Best Markets For Landlords
By Matt Woolsey, Forbes.com
September 5, 2007
Whether they're waiting out the housing storm, or smack in the middle of it, an increasing number of
Americans are choosing to rent, not own. And that's good news for landlords and investors.
Foreclosures and risky lending have dogged the housing market. As lenders have tightened their standards,
attractive mortgages have grown harder to come by. Yet rental fundamentals have remained strong, especially
in the 10 areas that made our list of Best Markets for Landlords.
Tops on our list:
New York City, where in the last 12 months rents have jumped between 7.4% and 7.9% across
the Class A, B and C apartment classifications ("A" being the most luxurious, "C" being the least). In the
Big Apple, 80% of the population rents, and the city's unaffordable housing entices few to make the leap to
home ownership.
In Pictures: Best Markets For Landlords
Rounding out the top five are
Seattle
(where rental-property construction has been low since 2003),
San Francisco, and
Oakland and Orange County, Calif. Credit the giddiness of West Coast landlords to the general
lack of affordable housing in those markets.
Methodology
With the help of Marcus & Millichap, a real estate investment firm, we took into account dynamics that affect
the supply and demand for real estate. Present vacancy rates and planned new construction of apartments and
condos effect supply, while job growth (which encourages people to move to a city) and affordability (which
tilts the rent-vs.-buy dynamic) play with demand.
One curious finding: The best locales for landlords and investors aren't necessarily the worst for renters.
Take
Las Vegas. While vacancies there have jumped over the last year and rental rates have remained low, the
city ranked seventh on our list due to its job growth: 4% year-over-year. Sin City is the second best city in
America for job growth, at nearly three times the national average, according to Mercer Human Resource
Consulting.
The Also-Rans
Foreclosures have a direct effect on the rental market, and the subprime debacle has certainly contributed
its fair share. According to RealtyTrac, in the first six months of 2007, the number of home foreclosures is
up 58% vs. the same time period last year.

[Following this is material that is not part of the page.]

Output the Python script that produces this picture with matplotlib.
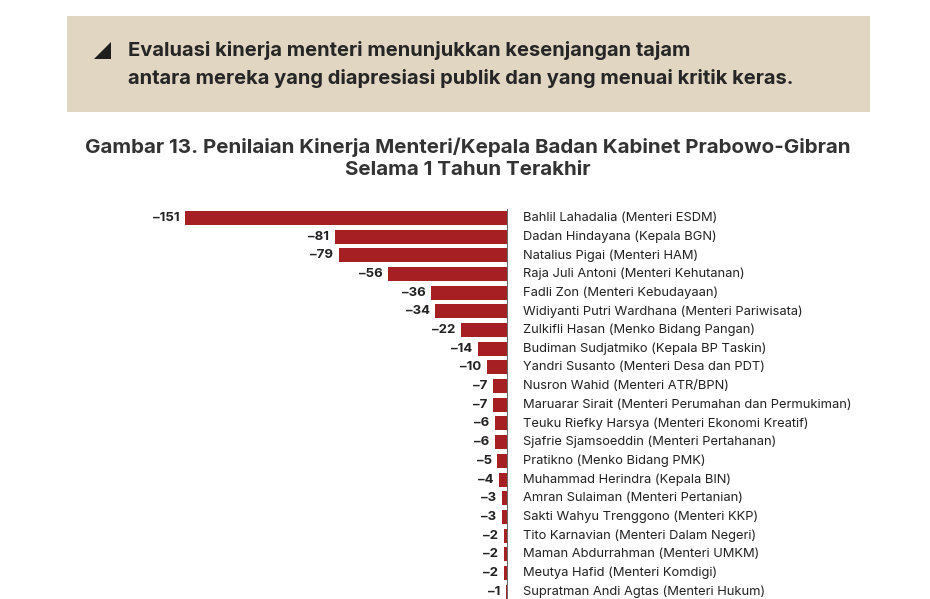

The homeless are flocking to landlords' arms. In
Detroit and
Cleveland (not on our list), where foreclosures
have surged, rental markets are tightening at some of the nation's fastest rates. Typically, rental markets
tighten when the population and number of jobs increase--the direct opposite of what's happening in both
cities. In the last year,
Detroit's rental vacancy rate has dropped to 5.4% from 6.9%, and
Cleveland's fell
to 5.7% from 7.3%, according to the National Association of Realtors.
Landlords in
Salt Lake City are grinning too. Though it barely missed our top 10,
Salt Lake City has asserted
itself as the small-market-that-could. In the last year, rents jumped between 6.8% and 6.1% across the three
rental classes and vacancy rates fell to 2.6% from 4.3%. Small fry
Portland, Ore., gave it a good run too:
Rents there increased between 5.9% and 6.6% across the classes and the vacancy rate dropped to 3.2% from
4.1%.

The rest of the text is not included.